◆ PROBLEM TO SOLVE ◆
Give back the full listing, character for character, with no pictures.

◆ MATERIAL PROVIDED ◆
━━━━━━━━━━━━━━━━━━━━━━━━━━━━━━
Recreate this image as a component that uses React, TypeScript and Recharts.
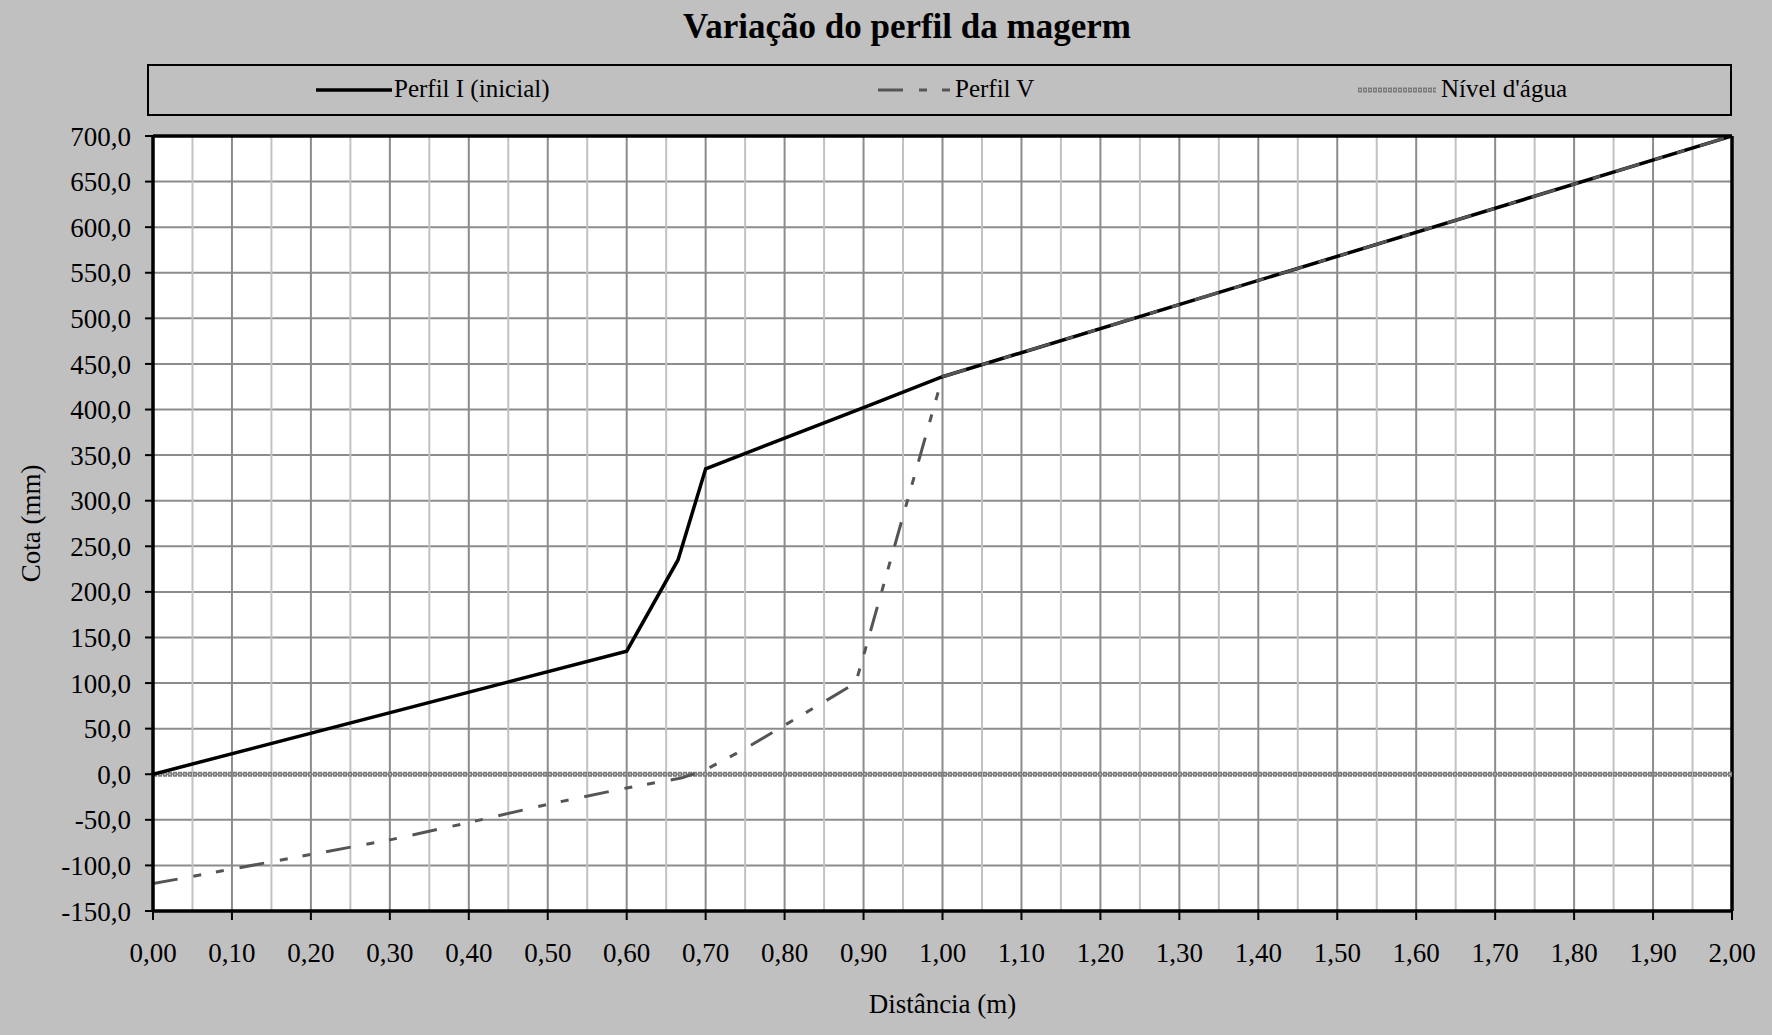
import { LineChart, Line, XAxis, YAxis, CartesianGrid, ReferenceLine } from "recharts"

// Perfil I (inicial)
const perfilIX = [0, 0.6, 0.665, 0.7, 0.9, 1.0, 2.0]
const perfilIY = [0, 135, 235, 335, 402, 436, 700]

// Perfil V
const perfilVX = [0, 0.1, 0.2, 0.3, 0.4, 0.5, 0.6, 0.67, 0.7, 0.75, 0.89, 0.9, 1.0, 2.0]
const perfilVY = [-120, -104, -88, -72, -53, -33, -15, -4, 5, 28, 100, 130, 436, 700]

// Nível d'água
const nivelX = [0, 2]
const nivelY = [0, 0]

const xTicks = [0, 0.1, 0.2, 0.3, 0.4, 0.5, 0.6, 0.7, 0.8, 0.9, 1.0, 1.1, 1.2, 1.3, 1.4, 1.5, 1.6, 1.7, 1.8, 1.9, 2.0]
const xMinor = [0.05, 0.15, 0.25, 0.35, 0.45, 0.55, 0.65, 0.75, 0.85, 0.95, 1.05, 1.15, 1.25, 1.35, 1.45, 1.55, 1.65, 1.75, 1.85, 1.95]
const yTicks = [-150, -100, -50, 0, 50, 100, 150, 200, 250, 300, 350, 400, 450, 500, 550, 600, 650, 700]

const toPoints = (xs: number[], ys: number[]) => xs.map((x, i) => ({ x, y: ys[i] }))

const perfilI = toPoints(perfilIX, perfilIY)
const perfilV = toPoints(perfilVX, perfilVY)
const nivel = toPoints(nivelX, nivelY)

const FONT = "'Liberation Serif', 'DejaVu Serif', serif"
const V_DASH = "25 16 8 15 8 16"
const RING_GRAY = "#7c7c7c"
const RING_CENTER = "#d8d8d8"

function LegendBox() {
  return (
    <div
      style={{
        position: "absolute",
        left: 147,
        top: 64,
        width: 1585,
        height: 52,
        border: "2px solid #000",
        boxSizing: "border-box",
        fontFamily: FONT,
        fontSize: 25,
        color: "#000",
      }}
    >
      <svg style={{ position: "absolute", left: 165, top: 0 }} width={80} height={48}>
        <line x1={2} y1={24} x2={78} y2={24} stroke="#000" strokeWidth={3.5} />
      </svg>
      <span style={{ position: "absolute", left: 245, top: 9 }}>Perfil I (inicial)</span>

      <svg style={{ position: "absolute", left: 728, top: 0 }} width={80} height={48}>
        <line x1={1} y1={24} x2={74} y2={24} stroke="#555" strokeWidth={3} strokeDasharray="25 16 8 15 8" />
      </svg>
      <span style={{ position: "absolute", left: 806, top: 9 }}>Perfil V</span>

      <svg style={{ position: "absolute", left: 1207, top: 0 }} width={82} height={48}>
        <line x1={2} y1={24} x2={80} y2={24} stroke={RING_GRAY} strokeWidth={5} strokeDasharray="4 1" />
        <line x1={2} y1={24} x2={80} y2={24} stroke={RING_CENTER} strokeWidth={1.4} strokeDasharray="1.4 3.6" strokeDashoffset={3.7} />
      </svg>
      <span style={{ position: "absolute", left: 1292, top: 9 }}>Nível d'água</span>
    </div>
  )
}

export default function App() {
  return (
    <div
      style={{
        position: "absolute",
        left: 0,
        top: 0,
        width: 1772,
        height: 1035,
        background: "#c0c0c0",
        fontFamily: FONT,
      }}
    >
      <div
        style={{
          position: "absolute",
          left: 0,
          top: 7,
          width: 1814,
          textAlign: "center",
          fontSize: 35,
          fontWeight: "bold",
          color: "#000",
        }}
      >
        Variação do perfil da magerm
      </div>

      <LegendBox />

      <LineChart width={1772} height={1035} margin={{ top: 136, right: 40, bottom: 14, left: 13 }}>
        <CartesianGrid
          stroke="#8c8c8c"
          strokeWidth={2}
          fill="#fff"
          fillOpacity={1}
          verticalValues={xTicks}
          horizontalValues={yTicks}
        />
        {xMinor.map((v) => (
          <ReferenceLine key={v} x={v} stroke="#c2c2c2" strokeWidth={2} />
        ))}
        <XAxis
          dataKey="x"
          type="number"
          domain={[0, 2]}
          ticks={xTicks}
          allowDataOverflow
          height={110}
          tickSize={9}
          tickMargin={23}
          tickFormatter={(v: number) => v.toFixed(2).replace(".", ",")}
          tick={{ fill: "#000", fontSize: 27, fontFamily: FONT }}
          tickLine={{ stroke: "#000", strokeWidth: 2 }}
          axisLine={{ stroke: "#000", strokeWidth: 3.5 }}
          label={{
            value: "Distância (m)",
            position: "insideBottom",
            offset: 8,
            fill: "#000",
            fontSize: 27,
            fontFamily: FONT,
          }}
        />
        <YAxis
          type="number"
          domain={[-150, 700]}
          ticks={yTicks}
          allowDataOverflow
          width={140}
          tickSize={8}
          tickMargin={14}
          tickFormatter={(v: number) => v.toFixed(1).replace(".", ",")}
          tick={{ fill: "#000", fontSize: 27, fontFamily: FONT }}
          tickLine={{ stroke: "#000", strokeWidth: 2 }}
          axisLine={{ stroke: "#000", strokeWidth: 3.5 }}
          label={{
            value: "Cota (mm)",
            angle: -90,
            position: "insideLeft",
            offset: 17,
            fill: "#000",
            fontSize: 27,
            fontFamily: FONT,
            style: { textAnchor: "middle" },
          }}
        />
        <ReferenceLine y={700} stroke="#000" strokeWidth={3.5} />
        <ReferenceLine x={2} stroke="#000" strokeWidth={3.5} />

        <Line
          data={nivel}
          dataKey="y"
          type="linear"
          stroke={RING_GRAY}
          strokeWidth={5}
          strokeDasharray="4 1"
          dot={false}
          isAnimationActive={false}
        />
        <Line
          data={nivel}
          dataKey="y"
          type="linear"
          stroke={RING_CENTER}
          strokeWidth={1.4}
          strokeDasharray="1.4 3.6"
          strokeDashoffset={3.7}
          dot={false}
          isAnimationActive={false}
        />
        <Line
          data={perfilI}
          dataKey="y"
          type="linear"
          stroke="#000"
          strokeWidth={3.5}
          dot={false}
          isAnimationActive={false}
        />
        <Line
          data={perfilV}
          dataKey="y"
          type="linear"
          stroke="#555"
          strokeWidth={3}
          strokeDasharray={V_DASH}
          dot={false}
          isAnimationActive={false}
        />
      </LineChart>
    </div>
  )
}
━━━━━━━━━━━━━━━━━━━━━━━━━━━━━━
◆ EXERCISE SOLUTION ◆
Recreate this image as a component that uses React, TypeScript and Recharts.
import { LineChart, Line, XAxis, YAxis, CartesianGrid, ReferenceLine } from "recharts"

// Perfil I (inicial)
const perfilIX = [0, 0.6, 0.665, 0.7, 0.9, 1.0, 2.0]
const perfilIY = [0, 135, 235, 335, 402, 436, 700]

// Perfil V
const perfilVX = [0, 0.1, 0.2, 0.3, 0.4, 0.5, 0.6, 0.67, 0.7, 0.75, 0.89, 0.9, 1.0, 2.0]
const perfilVY = [-120, -104, -88, -72, -53, -33, -15, -4, 5, 28, 100, 130, 436, 700]

// Nível d'água
const nivelX = [0, 2]
const nivelY = [0, 0]

const xTicks = [0, 0.1, 0.2, 0.3, 0.4, 0.5, 0.6, 0.7, 0.8, 0.9, 1.0, 1.1, 1.2, 1.3, 1.4, 1.5, 1.6, 1.7, 1.8, 1.9, 2.0]
const xMinor = [0.05, 0.15, 0.25, 0.35, 0.45, 0.55, 0.65, 0.75, 0.85, 0.95, 1.05, 1.15, 1.25, 1.35, 1.45, 1.55, 1.65, 1.75, 1.85, 1.95]
const yTicks = [-150, -100, -50, 0, 50, 100, 150, 200, 250, 300, 350, 400, 450, 500, 550, 600, 650, 700]

const toPoints = (xs: number[], ys: number[]) => xs.map((x, i) => ({ x, y: ys[i] }))

const perfilI = toPoints(perfilIX, perfilIY)
const perfilV = toPoints(perfilVX, perfilVY)
const nivel = toPoints(nivelX, nivelY)

const FONT = "'Liberation Serif', 'DejaVu Serif', serif"
const V_DASH = "25 16 8 15 8 16"
const RING_GRAY = "#7c7c7c"
const RING_CENTER = "#d8d8d8"

function LegendBox() {
  return (
    <div
      style={{
        position: "absolute",
        left: 147,
        top: 64,
        width: 1585,
        height: 52,
        border: "2px solid #000",
        boxSizing: "border-box",
        fontFamily: FONT,
        fontSize: 25,
        color: "#000",
      }}
    >
      <svg style={{ position: "absolute", left: 165, top: 0 }} width={80} height={48}>
        <line x1={2} y1={24} x2={78} y2={24} stroke="#000" strokeWidth={3.5} />
      </svg>
      <span style={{ position: "absolute", left: 245, top: 9 }}>Perfil I (inicial)</span>

      <svg style={{ position: "absolute", left: 728, top: 0 }} width={80} height={48}>
        <line x1={1} y1={24} x2={74} y2={24} stroke="#555" strokeWidth={3} strokeDasharray="25 16 8 15 8" />
      </svg>
      <span style={{ position: "absolute", left: 806, top: 9 }}>Perfil V</span>

      <svg style={{ position: "absolute", left: 1207, top: 0 }} width={82} height={48}>
        <line x1={2} y1={24} x2={80} y2={24} stroke={RING_GRAY} strokeWidth={5} strokeDasharray="4 1" />
        <line x1={2} y1={24} x2={80} y2={24} stroke={RING_CENTER} strokeWidth={1.4} strokeDasharray="1.4 3.6" strokeDashoffset={3.7} />
      </svg>
      <span style={{ position: "absolute", left: 1292, top: 9 }}>Nível d'água</span>
    </div>
  )
}

export default function App() {
  return (
    <div
      style={{
        position: "absolute",
        left: 0,
        top: 0,
        width: 1772,
        height: 1035,
        background: "#c0c0c0",
        fontFamily: FONT,
      }}
    >
      <div
        style={{
          position: "absolute",
          left: 0,
          top: 7,
          width: 1814,
          textAlign: "center",
          fontSize: 35,
          fontWeight: "bold",
          color: "#000",
        }}
      >
        Variação do perfil da magerm
      </div>

      <LegendBox />

      <LineChart width={1772} height={1035} margin={{ top: 136, right: 40, bottom: 14, left: 13 }}>
        <CartesianGrid
          stroke="#8c8c8c"
          strokeWidth={2}
          fill="#fff"
          fillOpacity={1}
          verticalValues={xTicks}
          horizontalValues={yTicks}
        />
        {xMinor.map((v) => (
          <ReferenceLine key={v} x={v} stroke="#c2c2c2" strokeWidth={2} />
        ))}
        <XAxis
          dataKey="x"
          type="number"
          domain={[0, 2]}
          ticks={xTicks}
          allowDataOverflow
          height={110}
          tickSize={9}
          tickMargin={23}
          tickFormatter={(v: number) => v.toFixed(2).replace(".", ",")}
          tick={{ fill: "#000", fontSize: 27, fontFamily: FONT }}
          tickLine={{ stroke: "#000", strokeWidth: 2 }}
          axisLine={{ stroke: "#000", strokeWidth: 3.5 }}
          label={{
            value: "Distância (m)",
            position: "insideBottom",
            offset: 8,
            fill: "#000",
            fontSize: 27,
            fontFamily: FONT,
          }}
        />
        <YAxis
          type="number"
          domain={[-150, 700]}
          ticks={yTicks}
          allowDataOverflow
          width={140}
          tickSize={8}
          tickMargin={14}
          tickFormatter={(v: number) => v.toFixed(1).replace(".", ",")}
          tick={{ fill: "#000", fontSize: 27, fontFamily: FONT }}
          tickLine={{ stroke: "#000", strokeWidth: 2 }}
          axisLine={{ stroke: "#000", strokeWidth: 3.5 }}
          label={{
            value: "Cota (mm)",
            angle: -90,
            position: "insideLeft",
            offset: 17,
            fill: "#000",
            fontSize: 27,
            fontFamily: FONT,
            style: { textAnchor: "middle" },
          }}
        />
        <ReferenceLine y={700} stroke="#000" strokeWidth={3.5} />
        <ReferenceLine x={2} stroke="#000" strokeWidth={3.5} />

        <Line
          data={nivel}
          dataKey="y"
          type="linear"
          stroke={RING_GRAY}
          strokeWidth={5}
          strokeDasharray="4 1"
          dot={false}
          isAnimationActive={false}
        />
        <Line
          data={nivel}
          dataKey="y"
          type="linear"
          stroke={RING_CENTER}
          strokeWidth={1.4}
          strokeDasharray="1.4 3.6"
          strokeDashoffset={3.7}
          dot={false}
          isAnimationActive={false}
        />
        <Line
          data={perfilI}
          dataKey="y"
          type="linear"
          stroke="#000"
          strokeWidth={3.5}
          dot={false}
          isAnimationActive={false}
        />
        <Line
          data={perfilV}
          dataKey="y"
          type="linear"
          stroke="#555"
          strokeWidth={3}
          strokeDasharray={V_DASH}
          dot={false}
          isAnimationActive={false}
        />
      </LineChart>
    </div>
  )
}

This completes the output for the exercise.